Data:
^^^^

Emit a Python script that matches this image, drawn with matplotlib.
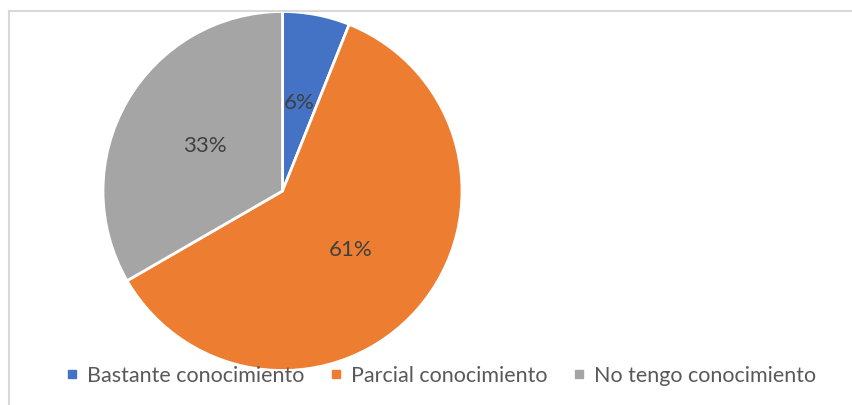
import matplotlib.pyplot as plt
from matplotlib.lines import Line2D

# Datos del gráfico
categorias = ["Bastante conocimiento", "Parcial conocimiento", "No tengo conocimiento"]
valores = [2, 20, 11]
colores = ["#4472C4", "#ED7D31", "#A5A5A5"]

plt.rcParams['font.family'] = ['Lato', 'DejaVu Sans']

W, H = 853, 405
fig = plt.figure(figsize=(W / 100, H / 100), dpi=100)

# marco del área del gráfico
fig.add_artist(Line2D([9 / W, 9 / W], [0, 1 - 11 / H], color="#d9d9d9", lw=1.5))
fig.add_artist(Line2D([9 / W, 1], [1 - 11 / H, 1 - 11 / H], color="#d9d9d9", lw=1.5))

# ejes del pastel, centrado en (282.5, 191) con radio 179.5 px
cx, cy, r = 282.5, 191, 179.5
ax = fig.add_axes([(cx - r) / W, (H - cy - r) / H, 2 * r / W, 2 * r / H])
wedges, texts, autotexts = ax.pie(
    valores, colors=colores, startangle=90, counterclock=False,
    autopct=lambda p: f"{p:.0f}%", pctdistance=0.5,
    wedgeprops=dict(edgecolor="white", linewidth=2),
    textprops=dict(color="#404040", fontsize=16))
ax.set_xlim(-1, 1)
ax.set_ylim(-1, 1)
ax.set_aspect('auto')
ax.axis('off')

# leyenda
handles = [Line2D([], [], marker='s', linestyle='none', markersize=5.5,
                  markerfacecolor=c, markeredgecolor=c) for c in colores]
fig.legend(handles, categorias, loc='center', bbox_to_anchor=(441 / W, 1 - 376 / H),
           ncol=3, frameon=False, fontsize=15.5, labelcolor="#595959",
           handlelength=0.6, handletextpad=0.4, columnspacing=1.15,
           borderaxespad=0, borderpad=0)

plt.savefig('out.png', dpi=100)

^^^^

Prompt:
The lines from the top of the data above through the one holding "from matplotlib.lines import Line2D" are to be repeated exactly, and only those, with no pictures.

Response to this task:
Emit a Python script that matches this image, drawn with matplotlib.
import matplotlib.pyplot as plt
from matplotlib.lines import Line2D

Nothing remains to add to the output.